The Fatal Glass of Beer (1933)

A Note: The Fatal Glass of Beer is an extremely funny short subject. If you haven’t seen it, I’d highly recommend watching and savoring the film before reading my synopsis below. Analysis tends to kill comedy, and my description is no exception.

Relegated to secondary roles at Paramount Pictures, W.C. Fields made a deal with comedy kingpin Mack Sennett to create and star in a series of shorts based on his popular stage sketches. The Sennett films gave the Great Man an opportunity to showcase his considerable comic skills and to present his humor in pure, undiluted form. After producing The Dentist (1932), a risqué comedy classic that sent censors into apoplectic spasms, Fields chose to base his second short on “The Stolen Bonds,” a sketch that skewered stilted stage melodramas. In adapting the sketch for the screen, W.C. stretched the satire even further. The Fatal Glass of Beer not only lampooned the leaden dialogue and wooden acting of histrionic theater; it made fun of the film-making process that went into producing the short itself.

The film is set in the frozen north of the Yukon territories, where a prospector, Mr. Snavely (Fields), prepares to return home. Before Snavely is able to depart, he receives a visit from an officer of the Mounties (Rychard Cramer), who requests that the prospector sing him a morally instructive song that Snavely has written about his son Chester (George Chandler). Mr. Snavely obliges the officer with a temperance ballad detailing how drinking a single glass of beer led to Chester’s downfall and eventual imprisonment. The prospector then bids his friend adieu and heads “over the rim” to his cabin home and the arms of his wife (Rosemary Theby). It isn’t long after the couple have been reunited that they receive a surprise in the form of their son Chester. The prodigal has returned to the nest.

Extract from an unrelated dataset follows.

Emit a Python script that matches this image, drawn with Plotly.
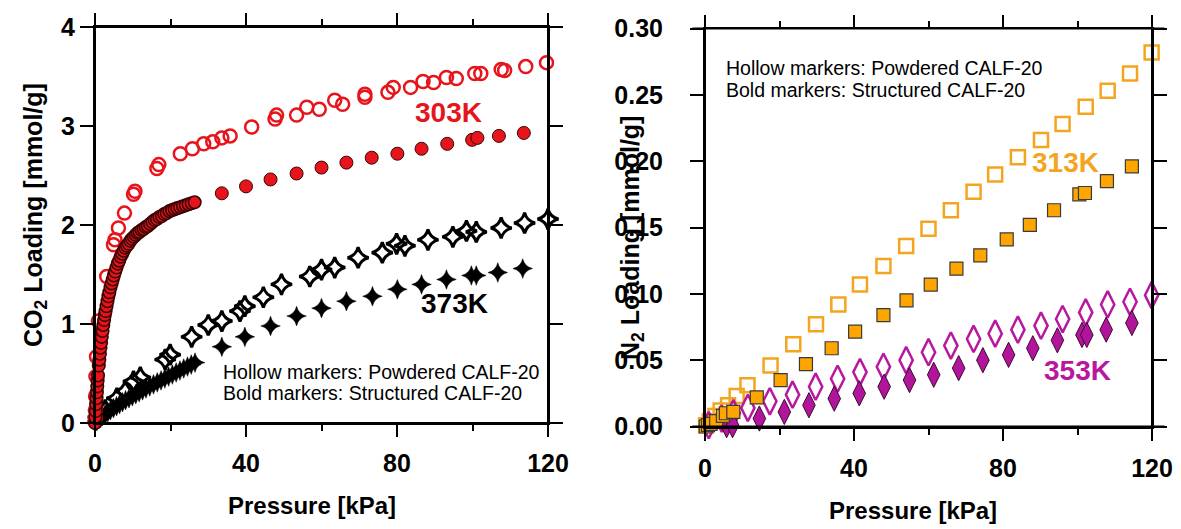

The plot of The Fatal Glass of Beer (what little there is of one) hardly matters, because all of the humor lies on the surface. Field’s artificial, mannered line readings and off-key warbling of the temperance song are hilarious. Even funnier are the many jabs the film takes at studio movie making, including Field’s attempts to interact with bad back-projection, cheap props, and the obviously artificial snow that is thrown in his puss each time he declares, “It ain’t a fit night out for man nor beast.” Ironically, although The Fatal Glass of Beer poked fun at temperance sermonizing and wooden theater of past decades, the short turned out to be ahead of its time. The audiences and critics of the day complained about the poor production values of the short, not understanding the self-referential humor.

Luckily, the film has survived for new audiences to appreciate, and many today (this critic included) consider it the funniest short subject ever made.  I could go on singing the superlatives, but this review could likely grow longer than the short is itself.  Just watch and enjoy.

 

USA/B&W-18m./Dir: Clyde Bruckman/Wr: W.C. Fields/Cast: W.C. Fields, Rosemary Theby, George Chandler, Rychard Cramer

For Fans of: Fans of the in-jokes and fourth wall-breaking of the Bob Hope and Bing Crosby Road pictures, may like this as well.

Video: The best quality version of The Fatal Glass of Beer is available from Flicker Alley as part of The Mack Sennett Collection, Vol. One [Blu-ray], which also contains another Fields short, The Dentist.

Streaming: Above, on YouTube, and elsewhere.

More to Explore: If you like the satire of temperance melodramas, check out Fields’ The Old Fashioned Way (1934).  If you like the fourth-wall-breaking surrealist jokes, see Fields swan song, Never Give a Sucker an Even Break (1941).  And if you just want to see a couple of near-perfect comedy masterpieces, watch It’s a Gift (1934) and The Bank Dick (1940), which feature Fields at his Fieldsiest.

Trivia: George Chandler was not enthused with Fields’ scene-stealing ad-libs and physical business (such as stepping in the bucket when greeting Chester at the door) during filming; but in hindsight, he had to admit that it was damn funny.

For More Info: Consult The W.C. Fields Films by James L. Neibaur and W. C. Fields: A Life on Film by Fields’ grandson, Ronald J. Fields.